Even the pro-government newspaper El Pais printed an unflattering close-up of Jose Luis Rodriguez Zapatero on its front page on Wednesday, showing him grimly reading his response to the previous day's announcement by ETA.

ETA's decision, a surprise to few following their December bomb attack at Madrid airport that killed two people, dealt a death blow to Zapatero's attempts to negotiate an end to four decades of armed struggle for the Basque Country's independence.

With general elections due by next March, Zapatero was already having to cope with early signs that Spain's decade-long economic boom may be faltering and disappointing results in May's regional elections.

The Socialist government now faces a rough if not impossible ride to win another term in office, analysts believe.

"I think he's clearly under strain," said Charles Powell, a professor at Madrid's San Pablo-CEU University, who saw the elections which must be held by March as "wide open".

"The main concern now in government circles, as far as I know, is that for example if the government tried to bring the elections forward, ETA would probably be sorely attempted to intervene in the election campaign in some way," Powell said.

Spain's last election was decided by a bomb, when Islamist attacks on Madrid trains triggered a surprise defeat for the then governing conservative Popular Party in 2004.

Zapatero's decision last June to start peace talks with ETA after their truce in March that year was a major political gamble that has now blown up in his face.

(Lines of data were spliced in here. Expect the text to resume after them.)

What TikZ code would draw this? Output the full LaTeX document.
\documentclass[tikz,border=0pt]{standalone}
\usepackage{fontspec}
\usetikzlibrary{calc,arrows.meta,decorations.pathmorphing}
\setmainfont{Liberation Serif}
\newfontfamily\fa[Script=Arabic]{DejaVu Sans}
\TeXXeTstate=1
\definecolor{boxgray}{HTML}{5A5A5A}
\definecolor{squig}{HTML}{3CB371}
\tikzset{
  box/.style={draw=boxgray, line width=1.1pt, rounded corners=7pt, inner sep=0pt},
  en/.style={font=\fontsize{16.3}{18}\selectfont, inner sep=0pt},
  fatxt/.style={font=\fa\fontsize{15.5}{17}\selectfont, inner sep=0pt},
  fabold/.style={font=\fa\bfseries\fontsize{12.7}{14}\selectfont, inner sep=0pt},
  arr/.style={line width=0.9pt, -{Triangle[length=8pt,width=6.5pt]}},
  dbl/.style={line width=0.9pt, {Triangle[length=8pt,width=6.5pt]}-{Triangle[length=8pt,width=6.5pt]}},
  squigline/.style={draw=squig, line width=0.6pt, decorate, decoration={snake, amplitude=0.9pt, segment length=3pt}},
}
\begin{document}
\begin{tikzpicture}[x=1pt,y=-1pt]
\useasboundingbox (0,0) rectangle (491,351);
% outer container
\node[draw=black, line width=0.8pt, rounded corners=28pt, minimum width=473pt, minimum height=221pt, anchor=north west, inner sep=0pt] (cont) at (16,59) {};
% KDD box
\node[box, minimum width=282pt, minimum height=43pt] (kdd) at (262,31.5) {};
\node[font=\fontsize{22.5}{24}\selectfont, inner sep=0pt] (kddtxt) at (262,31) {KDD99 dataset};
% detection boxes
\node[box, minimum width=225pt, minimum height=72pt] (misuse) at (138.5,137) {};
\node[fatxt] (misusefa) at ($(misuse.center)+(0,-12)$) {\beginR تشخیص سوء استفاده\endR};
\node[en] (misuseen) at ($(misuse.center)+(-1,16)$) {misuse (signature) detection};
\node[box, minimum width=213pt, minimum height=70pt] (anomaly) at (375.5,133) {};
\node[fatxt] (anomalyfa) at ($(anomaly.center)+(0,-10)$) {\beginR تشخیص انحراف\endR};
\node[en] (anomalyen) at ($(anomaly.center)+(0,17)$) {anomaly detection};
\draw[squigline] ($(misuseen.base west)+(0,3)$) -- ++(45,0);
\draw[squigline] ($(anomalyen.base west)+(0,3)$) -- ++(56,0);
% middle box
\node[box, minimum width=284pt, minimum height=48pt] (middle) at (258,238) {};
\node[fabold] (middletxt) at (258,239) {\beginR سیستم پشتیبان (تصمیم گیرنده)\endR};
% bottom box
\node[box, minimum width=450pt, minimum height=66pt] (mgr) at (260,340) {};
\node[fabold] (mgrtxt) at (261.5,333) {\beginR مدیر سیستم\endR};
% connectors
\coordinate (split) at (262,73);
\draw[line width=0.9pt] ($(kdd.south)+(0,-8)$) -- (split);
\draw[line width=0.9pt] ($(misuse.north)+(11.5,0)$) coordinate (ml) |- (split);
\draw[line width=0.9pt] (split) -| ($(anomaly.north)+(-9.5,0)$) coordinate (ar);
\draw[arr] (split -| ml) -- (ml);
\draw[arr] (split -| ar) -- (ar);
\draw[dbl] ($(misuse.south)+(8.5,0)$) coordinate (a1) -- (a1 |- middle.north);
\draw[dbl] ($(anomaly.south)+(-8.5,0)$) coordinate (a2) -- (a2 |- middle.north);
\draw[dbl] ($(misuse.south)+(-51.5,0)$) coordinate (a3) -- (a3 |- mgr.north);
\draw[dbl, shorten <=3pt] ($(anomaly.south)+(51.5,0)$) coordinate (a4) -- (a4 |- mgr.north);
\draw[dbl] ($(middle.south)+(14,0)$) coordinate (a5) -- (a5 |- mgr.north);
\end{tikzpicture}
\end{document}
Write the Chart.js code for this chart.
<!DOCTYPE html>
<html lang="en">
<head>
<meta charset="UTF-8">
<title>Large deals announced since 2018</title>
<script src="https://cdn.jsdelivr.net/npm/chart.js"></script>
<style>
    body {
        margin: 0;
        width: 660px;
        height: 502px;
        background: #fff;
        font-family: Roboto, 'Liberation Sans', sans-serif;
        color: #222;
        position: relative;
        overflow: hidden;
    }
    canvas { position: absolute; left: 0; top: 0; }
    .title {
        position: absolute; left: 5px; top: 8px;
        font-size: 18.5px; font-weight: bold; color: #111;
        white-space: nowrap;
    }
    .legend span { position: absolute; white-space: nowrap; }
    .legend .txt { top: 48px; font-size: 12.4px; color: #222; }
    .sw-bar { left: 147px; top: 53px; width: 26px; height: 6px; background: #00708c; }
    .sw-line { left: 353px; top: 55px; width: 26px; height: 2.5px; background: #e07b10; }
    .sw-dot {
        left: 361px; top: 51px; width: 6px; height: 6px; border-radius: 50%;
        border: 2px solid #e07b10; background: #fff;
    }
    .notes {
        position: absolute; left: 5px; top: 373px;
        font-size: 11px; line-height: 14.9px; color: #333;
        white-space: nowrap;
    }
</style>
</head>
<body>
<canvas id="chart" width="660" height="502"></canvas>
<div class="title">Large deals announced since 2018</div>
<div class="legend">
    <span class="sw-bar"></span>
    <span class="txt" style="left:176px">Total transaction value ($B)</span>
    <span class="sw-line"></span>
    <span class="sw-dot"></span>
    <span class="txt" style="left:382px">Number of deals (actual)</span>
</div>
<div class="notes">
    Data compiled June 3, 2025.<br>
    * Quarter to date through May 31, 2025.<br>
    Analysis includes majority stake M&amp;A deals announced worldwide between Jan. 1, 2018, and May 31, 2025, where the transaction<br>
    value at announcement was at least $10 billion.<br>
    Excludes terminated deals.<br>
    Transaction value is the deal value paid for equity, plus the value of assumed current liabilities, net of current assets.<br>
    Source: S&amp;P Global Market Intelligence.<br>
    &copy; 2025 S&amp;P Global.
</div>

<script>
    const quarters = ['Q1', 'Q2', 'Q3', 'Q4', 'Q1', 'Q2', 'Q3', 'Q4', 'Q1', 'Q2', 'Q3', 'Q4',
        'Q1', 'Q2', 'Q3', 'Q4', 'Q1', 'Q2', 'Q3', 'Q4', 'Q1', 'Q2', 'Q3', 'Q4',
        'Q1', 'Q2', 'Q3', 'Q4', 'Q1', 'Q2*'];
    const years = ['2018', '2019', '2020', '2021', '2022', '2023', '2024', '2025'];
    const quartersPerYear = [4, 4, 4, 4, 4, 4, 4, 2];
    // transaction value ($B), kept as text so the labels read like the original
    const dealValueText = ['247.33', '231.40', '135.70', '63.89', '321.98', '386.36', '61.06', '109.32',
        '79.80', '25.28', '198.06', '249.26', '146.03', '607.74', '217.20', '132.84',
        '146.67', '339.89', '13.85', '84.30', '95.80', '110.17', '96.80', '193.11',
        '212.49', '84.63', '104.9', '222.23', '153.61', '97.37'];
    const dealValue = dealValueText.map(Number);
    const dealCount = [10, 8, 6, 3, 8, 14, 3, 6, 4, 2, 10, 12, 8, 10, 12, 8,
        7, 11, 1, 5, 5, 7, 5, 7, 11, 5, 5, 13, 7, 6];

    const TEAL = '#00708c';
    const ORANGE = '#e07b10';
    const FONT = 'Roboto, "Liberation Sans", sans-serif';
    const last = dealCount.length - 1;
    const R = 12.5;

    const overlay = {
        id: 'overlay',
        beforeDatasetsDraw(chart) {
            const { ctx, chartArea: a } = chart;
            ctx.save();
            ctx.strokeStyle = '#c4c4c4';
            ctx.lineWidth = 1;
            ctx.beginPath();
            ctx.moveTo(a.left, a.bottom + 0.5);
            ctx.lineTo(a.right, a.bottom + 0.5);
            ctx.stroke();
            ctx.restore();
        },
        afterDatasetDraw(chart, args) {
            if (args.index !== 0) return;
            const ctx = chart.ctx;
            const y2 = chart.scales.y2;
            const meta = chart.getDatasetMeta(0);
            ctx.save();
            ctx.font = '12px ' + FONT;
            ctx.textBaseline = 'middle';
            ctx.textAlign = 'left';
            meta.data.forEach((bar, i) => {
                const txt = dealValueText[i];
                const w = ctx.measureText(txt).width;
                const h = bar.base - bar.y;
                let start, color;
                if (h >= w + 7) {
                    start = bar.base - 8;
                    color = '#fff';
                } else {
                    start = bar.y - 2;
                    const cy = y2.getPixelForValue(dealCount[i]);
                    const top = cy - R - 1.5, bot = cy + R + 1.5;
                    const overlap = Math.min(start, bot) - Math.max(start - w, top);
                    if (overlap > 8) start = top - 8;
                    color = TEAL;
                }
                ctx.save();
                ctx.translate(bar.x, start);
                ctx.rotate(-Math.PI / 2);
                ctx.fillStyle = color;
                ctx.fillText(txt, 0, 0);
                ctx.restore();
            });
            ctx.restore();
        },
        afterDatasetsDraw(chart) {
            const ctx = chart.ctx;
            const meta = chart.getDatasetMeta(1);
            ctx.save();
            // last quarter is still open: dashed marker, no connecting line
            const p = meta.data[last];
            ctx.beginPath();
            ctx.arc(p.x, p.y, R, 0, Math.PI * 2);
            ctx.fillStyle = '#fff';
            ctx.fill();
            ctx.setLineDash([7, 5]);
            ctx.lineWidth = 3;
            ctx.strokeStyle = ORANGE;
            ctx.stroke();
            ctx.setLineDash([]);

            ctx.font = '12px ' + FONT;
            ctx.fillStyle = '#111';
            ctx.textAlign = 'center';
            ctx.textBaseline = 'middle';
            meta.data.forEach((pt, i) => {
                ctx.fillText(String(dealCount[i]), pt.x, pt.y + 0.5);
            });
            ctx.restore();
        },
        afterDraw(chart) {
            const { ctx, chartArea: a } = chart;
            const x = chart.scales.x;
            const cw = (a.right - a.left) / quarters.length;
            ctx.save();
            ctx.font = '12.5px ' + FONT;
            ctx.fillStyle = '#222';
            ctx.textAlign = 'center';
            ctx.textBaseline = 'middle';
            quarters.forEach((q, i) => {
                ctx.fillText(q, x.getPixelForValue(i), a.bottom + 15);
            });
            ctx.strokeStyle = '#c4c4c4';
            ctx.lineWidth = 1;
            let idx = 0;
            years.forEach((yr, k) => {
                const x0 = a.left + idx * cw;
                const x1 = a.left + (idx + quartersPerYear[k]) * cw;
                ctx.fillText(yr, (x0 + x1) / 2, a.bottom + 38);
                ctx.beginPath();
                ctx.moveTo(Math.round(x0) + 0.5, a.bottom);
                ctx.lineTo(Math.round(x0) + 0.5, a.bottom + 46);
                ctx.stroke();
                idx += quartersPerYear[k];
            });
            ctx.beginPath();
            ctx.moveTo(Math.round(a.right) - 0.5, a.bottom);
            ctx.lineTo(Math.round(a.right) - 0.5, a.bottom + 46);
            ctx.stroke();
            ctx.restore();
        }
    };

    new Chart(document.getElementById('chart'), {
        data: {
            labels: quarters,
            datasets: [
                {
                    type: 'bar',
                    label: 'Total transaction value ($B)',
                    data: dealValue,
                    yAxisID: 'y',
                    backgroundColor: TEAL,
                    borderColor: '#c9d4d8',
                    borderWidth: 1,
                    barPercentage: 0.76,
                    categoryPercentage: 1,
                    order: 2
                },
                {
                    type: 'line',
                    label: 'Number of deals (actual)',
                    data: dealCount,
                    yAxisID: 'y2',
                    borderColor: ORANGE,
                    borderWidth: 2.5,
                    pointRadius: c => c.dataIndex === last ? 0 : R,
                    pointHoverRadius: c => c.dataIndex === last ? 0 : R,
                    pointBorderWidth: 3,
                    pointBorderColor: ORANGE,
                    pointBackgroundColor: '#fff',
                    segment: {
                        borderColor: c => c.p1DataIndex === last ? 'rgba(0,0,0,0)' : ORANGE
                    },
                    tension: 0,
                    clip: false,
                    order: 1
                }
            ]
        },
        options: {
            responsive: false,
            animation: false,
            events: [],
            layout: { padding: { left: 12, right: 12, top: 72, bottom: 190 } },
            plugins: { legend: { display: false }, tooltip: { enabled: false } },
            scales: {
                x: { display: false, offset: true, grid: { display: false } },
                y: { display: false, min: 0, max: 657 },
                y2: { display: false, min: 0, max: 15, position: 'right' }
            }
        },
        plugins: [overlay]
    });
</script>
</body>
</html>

"If it had worked, he would have received enormous popular support, as we Spaniards are very tired of ETA and terrorism, but it has turned out so very very badly that I think it's damaged him," said Juan Aviles, contemporary history professor at the UNED Open University.

But the end of the truce does have one positive effect for the government, because it allows it to get tough on ETA, weakening the Popular Party's most profitable line of attack against the government.

The Popular Party's strong performance in Madrid in last May's vote was partly due to support for its demands for unconditional surrender by ETA, which has killed more than 800 people, analysts believe.

Signs of a new harder line came late on Tuesday when the government said it had reversed an earlier decision to allow house arrest for Inaki de Juana Chaos, a former ETA commander in the 1980s, and ruled he should return to jail.